[SOURCE DATA]
....................

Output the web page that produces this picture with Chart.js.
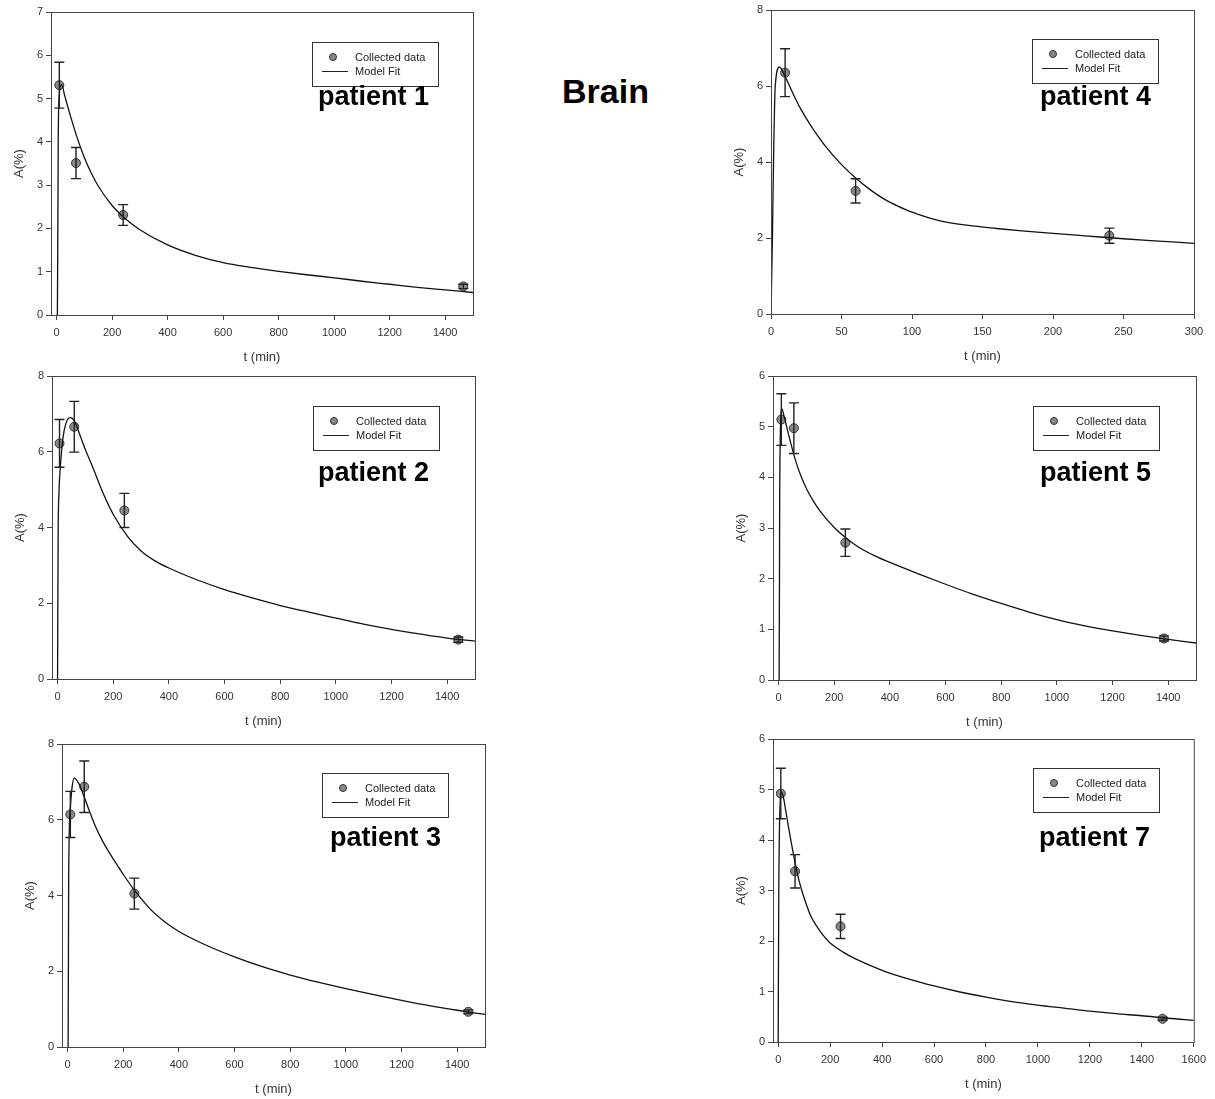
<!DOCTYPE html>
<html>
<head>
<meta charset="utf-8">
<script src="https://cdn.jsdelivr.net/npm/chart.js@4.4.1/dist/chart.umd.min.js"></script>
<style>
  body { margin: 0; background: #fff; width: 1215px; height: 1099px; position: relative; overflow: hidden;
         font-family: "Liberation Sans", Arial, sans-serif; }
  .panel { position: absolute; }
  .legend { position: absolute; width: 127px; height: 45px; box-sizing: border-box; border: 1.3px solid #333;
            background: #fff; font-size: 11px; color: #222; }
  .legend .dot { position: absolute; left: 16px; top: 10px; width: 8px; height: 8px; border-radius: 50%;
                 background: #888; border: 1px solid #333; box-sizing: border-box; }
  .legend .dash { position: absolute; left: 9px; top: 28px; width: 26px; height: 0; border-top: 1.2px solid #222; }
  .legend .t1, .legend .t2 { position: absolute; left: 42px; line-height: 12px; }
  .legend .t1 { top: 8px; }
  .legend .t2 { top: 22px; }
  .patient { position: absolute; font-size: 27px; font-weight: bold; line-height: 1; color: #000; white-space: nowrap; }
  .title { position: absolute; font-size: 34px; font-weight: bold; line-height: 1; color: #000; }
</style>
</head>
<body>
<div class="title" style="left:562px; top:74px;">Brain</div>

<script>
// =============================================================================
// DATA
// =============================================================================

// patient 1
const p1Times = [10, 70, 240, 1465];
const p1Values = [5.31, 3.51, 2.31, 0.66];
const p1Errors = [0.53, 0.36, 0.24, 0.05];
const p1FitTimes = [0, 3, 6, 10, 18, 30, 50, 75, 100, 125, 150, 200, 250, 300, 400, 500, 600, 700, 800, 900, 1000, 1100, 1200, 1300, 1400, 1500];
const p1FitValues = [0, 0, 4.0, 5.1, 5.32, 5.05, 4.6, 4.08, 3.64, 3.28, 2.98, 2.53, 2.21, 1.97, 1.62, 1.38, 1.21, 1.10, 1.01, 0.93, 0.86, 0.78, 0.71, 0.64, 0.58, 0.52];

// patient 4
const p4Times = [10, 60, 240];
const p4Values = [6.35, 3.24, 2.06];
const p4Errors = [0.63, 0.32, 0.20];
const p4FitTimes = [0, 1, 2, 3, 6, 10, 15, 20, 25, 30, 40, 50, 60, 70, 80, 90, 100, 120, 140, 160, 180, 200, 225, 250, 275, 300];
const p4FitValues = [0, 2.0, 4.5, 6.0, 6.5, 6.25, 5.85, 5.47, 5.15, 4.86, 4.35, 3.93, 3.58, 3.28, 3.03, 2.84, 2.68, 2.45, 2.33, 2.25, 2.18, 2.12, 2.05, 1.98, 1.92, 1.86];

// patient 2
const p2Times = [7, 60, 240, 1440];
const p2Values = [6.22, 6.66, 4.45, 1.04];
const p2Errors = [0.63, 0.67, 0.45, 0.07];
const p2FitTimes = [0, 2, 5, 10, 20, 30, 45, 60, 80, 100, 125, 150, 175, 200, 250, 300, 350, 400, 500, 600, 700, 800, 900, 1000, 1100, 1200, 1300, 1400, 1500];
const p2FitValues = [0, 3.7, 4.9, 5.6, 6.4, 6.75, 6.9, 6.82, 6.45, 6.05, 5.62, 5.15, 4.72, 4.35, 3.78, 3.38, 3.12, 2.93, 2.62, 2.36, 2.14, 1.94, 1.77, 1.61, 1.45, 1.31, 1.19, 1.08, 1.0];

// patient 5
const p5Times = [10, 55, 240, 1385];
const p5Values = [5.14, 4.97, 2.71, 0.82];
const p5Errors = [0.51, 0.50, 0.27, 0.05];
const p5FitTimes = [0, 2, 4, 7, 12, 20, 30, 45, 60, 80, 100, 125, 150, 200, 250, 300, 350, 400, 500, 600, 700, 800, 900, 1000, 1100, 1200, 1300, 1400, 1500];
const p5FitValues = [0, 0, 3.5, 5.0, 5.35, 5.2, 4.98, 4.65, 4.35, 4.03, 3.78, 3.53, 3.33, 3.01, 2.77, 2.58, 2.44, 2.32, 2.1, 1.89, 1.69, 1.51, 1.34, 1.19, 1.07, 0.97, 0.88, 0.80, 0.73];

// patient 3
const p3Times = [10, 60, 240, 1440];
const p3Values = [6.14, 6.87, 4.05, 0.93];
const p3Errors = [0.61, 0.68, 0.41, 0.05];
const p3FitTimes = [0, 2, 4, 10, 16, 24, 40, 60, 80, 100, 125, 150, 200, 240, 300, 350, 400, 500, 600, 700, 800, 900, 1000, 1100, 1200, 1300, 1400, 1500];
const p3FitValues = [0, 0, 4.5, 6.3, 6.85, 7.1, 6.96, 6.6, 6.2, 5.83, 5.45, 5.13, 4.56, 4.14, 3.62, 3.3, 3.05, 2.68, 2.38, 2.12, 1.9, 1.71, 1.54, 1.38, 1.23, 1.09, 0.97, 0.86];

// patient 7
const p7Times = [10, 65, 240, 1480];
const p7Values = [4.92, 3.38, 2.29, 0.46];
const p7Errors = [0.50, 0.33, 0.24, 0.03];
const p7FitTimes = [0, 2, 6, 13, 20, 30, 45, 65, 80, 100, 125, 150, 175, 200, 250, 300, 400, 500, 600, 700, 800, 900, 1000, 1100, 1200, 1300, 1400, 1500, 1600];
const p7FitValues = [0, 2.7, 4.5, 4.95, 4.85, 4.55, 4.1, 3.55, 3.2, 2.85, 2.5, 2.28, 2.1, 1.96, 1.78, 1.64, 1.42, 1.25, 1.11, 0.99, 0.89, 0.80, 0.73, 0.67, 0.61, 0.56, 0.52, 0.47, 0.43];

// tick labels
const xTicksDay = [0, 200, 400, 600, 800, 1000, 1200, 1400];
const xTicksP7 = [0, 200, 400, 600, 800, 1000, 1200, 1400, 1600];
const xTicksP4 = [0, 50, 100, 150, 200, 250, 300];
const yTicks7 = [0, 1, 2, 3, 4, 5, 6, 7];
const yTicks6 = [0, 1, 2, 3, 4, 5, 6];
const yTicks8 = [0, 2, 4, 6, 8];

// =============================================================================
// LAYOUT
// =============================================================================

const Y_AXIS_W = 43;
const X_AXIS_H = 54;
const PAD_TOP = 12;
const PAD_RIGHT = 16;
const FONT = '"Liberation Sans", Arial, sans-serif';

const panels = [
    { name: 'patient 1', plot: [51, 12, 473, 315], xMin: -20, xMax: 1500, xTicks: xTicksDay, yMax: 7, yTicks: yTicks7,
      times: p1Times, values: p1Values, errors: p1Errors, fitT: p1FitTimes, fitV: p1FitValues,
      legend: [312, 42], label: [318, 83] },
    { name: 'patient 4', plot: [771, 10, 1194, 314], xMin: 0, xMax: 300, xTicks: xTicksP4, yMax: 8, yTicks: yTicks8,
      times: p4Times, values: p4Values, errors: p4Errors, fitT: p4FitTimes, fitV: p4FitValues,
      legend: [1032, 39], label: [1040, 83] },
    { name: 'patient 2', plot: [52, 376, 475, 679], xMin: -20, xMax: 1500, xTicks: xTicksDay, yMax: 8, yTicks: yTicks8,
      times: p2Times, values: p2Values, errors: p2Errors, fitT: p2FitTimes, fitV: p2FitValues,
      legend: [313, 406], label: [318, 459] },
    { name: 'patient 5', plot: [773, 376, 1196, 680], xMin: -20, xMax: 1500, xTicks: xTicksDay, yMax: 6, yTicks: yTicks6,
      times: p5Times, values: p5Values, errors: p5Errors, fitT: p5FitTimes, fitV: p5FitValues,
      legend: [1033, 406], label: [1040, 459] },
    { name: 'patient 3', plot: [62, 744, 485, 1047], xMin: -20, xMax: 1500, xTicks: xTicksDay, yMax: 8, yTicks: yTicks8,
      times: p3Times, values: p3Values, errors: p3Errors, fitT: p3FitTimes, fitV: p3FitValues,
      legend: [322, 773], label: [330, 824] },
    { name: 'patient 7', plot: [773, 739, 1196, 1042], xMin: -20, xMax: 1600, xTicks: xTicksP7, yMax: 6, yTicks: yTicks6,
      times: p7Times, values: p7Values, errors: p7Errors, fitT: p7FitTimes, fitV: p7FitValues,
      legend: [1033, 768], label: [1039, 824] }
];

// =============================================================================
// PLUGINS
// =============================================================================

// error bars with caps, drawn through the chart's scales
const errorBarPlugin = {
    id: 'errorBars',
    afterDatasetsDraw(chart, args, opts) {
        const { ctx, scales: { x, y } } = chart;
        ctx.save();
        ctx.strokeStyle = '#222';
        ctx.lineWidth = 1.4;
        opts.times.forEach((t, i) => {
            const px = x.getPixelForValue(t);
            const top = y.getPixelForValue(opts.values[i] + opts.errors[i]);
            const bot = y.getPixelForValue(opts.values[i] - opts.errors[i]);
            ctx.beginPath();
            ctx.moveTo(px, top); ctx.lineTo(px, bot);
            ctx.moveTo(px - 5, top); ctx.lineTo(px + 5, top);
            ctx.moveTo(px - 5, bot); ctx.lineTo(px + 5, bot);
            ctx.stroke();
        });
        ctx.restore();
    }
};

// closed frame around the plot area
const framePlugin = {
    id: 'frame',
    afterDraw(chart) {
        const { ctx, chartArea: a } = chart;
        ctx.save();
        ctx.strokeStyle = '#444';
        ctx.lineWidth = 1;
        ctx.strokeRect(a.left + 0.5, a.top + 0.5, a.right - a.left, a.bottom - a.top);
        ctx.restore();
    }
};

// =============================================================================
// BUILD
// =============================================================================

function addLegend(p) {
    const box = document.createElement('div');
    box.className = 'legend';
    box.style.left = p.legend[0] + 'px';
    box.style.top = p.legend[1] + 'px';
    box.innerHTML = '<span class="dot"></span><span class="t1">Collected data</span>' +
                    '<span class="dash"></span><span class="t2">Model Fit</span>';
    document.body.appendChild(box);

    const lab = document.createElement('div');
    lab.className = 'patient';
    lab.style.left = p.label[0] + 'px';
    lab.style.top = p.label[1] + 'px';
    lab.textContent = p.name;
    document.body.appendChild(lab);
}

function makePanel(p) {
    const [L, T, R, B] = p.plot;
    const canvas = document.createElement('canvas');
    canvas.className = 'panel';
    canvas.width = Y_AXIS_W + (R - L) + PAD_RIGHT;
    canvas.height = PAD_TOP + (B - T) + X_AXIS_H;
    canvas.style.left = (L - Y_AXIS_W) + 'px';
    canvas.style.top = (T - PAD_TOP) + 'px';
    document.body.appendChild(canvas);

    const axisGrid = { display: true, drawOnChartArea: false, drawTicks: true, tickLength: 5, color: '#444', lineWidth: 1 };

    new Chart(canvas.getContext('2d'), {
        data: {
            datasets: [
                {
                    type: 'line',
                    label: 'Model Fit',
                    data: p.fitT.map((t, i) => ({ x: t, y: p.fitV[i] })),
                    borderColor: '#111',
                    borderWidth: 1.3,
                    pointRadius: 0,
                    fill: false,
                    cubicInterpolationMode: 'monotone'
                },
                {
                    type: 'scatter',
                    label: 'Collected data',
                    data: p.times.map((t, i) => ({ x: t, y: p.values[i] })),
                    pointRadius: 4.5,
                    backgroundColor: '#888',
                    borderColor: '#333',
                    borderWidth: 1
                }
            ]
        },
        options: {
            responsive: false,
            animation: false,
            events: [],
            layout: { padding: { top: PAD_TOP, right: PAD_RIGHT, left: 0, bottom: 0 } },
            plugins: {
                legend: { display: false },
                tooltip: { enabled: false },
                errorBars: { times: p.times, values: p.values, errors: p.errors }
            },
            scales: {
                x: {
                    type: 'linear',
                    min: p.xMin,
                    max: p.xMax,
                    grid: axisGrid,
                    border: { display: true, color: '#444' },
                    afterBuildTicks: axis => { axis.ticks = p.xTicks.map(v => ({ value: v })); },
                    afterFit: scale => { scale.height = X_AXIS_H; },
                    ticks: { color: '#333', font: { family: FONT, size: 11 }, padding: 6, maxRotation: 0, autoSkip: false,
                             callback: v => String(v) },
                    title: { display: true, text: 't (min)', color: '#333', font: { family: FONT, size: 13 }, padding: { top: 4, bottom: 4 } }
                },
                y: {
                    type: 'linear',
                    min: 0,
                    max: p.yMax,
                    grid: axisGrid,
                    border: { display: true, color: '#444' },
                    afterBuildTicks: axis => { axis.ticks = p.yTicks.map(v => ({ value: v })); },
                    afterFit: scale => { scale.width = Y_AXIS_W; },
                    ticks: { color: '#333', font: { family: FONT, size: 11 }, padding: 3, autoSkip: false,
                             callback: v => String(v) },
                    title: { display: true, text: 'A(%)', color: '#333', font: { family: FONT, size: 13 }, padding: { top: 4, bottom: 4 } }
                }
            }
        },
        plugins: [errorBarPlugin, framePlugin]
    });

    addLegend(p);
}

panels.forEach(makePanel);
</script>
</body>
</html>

....................

[AIM]
Locate the string "with" in the listing above and copy every line where it occurs.

[EXERCISE RESPONSE]
Output the web page that produces this picture with Chart.js.
// error bars with caps, drawn through the chart's scales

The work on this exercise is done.